* **MATERIAL PROVIDED**:
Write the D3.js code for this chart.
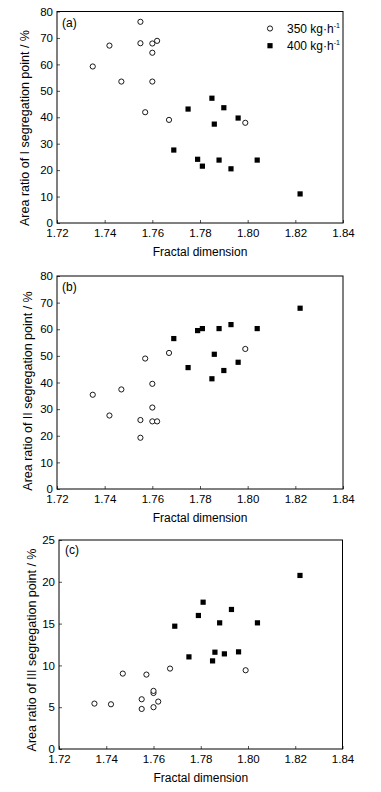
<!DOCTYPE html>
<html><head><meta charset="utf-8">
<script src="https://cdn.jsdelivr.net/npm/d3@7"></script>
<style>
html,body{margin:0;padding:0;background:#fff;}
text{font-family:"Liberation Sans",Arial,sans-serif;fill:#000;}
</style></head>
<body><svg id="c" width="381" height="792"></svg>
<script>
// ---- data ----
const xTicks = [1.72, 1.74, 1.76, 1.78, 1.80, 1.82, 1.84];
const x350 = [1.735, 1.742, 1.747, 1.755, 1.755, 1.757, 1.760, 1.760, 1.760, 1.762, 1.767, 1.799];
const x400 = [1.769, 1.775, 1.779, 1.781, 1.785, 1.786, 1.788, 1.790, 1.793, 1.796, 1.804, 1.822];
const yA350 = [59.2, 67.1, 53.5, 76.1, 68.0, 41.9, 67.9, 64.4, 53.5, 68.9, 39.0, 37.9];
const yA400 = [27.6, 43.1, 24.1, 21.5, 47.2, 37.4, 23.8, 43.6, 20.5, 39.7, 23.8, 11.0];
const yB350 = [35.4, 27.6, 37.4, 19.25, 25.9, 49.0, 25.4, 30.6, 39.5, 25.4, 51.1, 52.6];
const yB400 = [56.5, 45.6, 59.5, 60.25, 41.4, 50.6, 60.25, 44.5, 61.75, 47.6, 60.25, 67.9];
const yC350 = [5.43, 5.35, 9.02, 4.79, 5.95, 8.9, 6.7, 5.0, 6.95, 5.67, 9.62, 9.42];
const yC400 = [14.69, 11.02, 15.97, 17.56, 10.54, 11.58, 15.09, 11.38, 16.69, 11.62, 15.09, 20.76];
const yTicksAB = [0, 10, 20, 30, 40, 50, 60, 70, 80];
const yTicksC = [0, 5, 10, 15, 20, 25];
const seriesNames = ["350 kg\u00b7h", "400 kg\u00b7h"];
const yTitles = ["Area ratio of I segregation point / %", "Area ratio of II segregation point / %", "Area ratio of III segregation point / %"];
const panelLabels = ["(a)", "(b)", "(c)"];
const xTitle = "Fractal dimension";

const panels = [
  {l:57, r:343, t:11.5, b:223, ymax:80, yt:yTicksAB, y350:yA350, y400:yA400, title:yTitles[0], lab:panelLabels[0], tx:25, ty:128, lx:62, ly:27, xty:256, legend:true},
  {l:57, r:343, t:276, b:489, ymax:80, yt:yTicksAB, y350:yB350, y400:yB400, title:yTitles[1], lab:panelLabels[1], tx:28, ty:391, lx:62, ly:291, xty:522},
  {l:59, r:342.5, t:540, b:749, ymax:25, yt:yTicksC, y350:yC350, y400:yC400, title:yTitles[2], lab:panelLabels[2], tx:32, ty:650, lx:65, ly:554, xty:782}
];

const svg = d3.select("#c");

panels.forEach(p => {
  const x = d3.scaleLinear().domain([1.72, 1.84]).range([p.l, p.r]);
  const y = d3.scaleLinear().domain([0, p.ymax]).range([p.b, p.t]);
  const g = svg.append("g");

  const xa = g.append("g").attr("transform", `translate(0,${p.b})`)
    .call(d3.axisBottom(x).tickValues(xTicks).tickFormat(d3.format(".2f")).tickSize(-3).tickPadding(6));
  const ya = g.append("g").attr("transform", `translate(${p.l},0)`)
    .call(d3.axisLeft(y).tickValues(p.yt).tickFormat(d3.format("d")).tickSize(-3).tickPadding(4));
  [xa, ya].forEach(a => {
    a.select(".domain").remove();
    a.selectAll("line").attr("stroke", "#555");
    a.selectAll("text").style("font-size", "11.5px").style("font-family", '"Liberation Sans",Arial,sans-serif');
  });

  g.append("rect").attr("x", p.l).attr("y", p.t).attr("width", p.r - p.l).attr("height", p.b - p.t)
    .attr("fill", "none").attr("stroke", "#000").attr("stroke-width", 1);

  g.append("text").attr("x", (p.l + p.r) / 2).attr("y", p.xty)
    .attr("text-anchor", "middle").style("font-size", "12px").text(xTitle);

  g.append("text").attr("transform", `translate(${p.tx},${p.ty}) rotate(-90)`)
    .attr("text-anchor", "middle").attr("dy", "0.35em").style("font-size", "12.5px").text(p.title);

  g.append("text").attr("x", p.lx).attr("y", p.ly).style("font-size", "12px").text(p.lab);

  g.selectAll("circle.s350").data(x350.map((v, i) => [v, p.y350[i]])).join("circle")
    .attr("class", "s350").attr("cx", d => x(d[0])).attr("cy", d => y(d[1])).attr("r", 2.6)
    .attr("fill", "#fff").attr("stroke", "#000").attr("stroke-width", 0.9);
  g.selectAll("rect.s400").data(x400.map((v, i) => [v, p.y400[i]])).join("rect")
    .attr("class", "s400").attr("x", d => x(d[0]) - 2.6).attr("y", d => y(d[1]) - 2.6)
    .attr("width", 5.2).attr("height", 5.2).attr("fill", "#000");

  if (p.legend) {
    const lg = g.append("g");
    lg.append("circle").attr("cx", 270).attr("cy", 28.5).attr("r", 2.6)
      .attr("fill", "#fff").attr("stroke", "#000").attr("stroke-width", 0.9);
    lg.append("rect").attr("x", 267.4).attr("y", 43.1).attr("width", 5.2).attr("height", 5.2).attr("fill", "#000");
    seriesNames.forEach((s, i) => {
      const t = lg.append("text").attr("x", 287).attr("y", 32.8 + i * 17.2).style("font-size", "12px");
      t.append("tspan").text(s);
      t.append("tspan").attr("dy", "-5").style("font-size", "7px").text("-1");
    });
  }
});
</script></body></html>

* **SET PROBLEM**: Exclude the images, then output the data above word for word.

* **SOLUTION**:
Write the D3.js code for this chart.
<!DOCTYPE html>
<html><head><meta charset="utf-8">
<script src="https://cdn.jsdelivr.net/npm/d3@7"></script>
<style>
html,body{margin:0;padding:0;background:#fff;}
text{font-family:"Liberation Sans",Arial,sans-serif;fill:#000;}
</style></head>
<body><svg id="c" width="381" height="792"></svg>
<script>
// ---- data ----
const xTicks = [1.72, 1.74, 1.76, 1.78, 1.80, 1.82, 1.84];
const x350 = [1.735, 1.742, 1.747, 1.755, 1.755, 1.757, 1.760, 1.760, 1.760, 1.762, 1.767, 1.799];
const x400 = [1.769, 1.775, 1.779, 1.781, 1.785, 1.786, 1.788, 1.790, 1.793, 1.796, 1.804, 1.822];
const yA350 = [59.2, 67.1, 53.5, 76.1, 68.0, 41.9, 67.9, 64.4, 53.5, 68.9, 39.0, 37.9];
const yA400 = [27.6, 43.1, 24.1, 21.5, 47.2, 37.4, 23.8, 43.6, 20.5, 39.7, 23.8, 11.0];
const yB350 = [35.4, 27.6, 37.4, 19.25, 25.9, 49.0, 25.4, 30.6, 39.5, 25.4, 51.1, 52.6];
const yB400 = [56.5, 45.6, 59.5, 60.25, 41.4, 50.6, 60.25, 44.5, 61.75, 47.6, 60.25, 67.9];
const yC350 = [5.43, 5.35, 9.02, 4.79, 5.95, 8.9, 6.7, 5.0, 6.95, 5.67, 9.62, 9.42];
const yC400 = [14.69, 11.02, 15.97, 17.56, 10.54, 11.58, 15.09, 11.38, 16.69, 11.62, 15.09, 20.76];
const yTicksAB = [0, 10, 20, 30, 40, 50, 60, 70, 80];
const yTicksC = [0, 5, 10, 15, 20, 25];
const seriesNames = ["350 kg\u00b7h", "400 kg\u00b7h"];
const yTitles = ["Area ratio of I segregation point / %", "Area ratio of II segregation point / %", "Area ratio of III segregation point / %"];
const panelLabels = ["(a)", "(b)", "(c)"];
const xTitle = "Fractal dimension";

const panels = [
  {l:57, r:343, t:11.5, b:223, ymax:80, yt:yTicksAB, y350:yA350, y400:yA400, title:yTitles[0], lab:panelLabels[0], tx:25, ty:128, lx:62, ly:27, xty:256, legend:true},
  {l:57, r:343, t:276, b:489, ymax:80, yt:yTicksAB, y350:yB350, y400:yB400, title:yTitles[1], lab:panelLabels[1], tx:28, ty:391, lx:62, ly:291, xty:522},
  {l:59, r:342.5, t:540, b:749, ymax:25, yt:yTicksC, y350:yC350, y400:yC400, title:yTitles[2], lab:panelLabels[2], tx:32, ty:650, lx:65, ly:554, xty:782}
];

const svg = d3.select("#c");

panels.forEach(p => {
  const x = d3.scaleLinear().domain([1.72, 1.84]).range([p.l, p.r]);
  const y = d3.scaleLinear().domain([0, p.ymax]).range([p.b, p.t]);
  const g = svg.append("g");

  const xa = g.append("g").attr("transform", `translate(0,${p.b})`)
    .call(d3.axisBottom(x).tickValues(xTicks).tickFormat(d3.format(".2f")).tickSize(-3).tickPadding(6));
  const ya = g.append("g").attr("transform", `translate(${p.l},0)`)
    .call(d3.axisLeft(y).tickValues(p.yt).tickFormat(d3.format("d")).tickSize(-3).tickPadding(4));
  [xa, ya].forEach(a => {
    a.select(".domain").remove();
    a.selectAll("line").attr("stroke", "#555");
    a.selectAll("text").style("font-size", "11.5px").style("font-family", '"Liberation Sans",Arial,sans-serif');
  });

  g.append("rect").attr("x", p.l).attr("y", p.t).attr("width", p.r - p.l).attr("height", p.b - p.t)
    .attr("fill", "none").attr("stroke", "#000").attr("stroke-width", 1);

  g.append("text").attr("x", (p.l + p.r) / 2).attr("y", p.xty)
    .attr("text-anchor", "middle").style("font-size", "12px").text(xTitle);

  g.append("text").attr("transform", `translate(${p.tx},${p.ty}) rotate(-90)`)
    .attr("text-anchor", "middle").attr("dy", "0.35em").style("font-size", "12.5px").text(p.title);

  g.append("text").attr("x", p.lx).attr("y", p.ly).style("font-size", "12px").text(p.lab);

  g.selectAll("circle.s350").data(x350.map((v, i) => [v, p.y350[i]])).join("circle")
    .attr("class", "s350").attr("cx", d => x(d[0])).attr("cy", d => y(d[1])).attr("r", 2.6)
    .attr("fill", "#fff").attr("stroke", "#000").attr("stroke-width", 0.9);
  g.selectAll("rect.s400").data(x400.map((v, i) => [v, p.y400[i]])).join("rect")
    .attr("class", "s400").attr("x", d => x(d[0]) - 2.6).attr("y", d => y(d[1]) - 2.6)
    .attr("width", 5.2).attr("height", 5.2).attr("fill", "#000");

  if (p.legend) {
    const lg = g.append("g");
    lg.append("circle").attr("cx", 270).attr("cy", 28.5).attr("r", 2.6)
      .attr("fill", "#fff").attr("stroke", "#000").attr("stroke-width", 0.9);
    lg.append("rect").attr("x", 267.4).attr("y", 43.1).attr("width", 5.2).attr("height", 5.2).attr("fill", "#000");
    seriesNames.forEach((s, i) => {
      const t = lg.append("text").attr("x", 287).attr("y", 32.8 + i * 17.2).style("font-size", "12px");
      t.append("tspan").text(s);
      t.append("tspan").attr("dy", "-5").style("font-size", "7px").text("-1");
    });
  }
});
</script></body></html>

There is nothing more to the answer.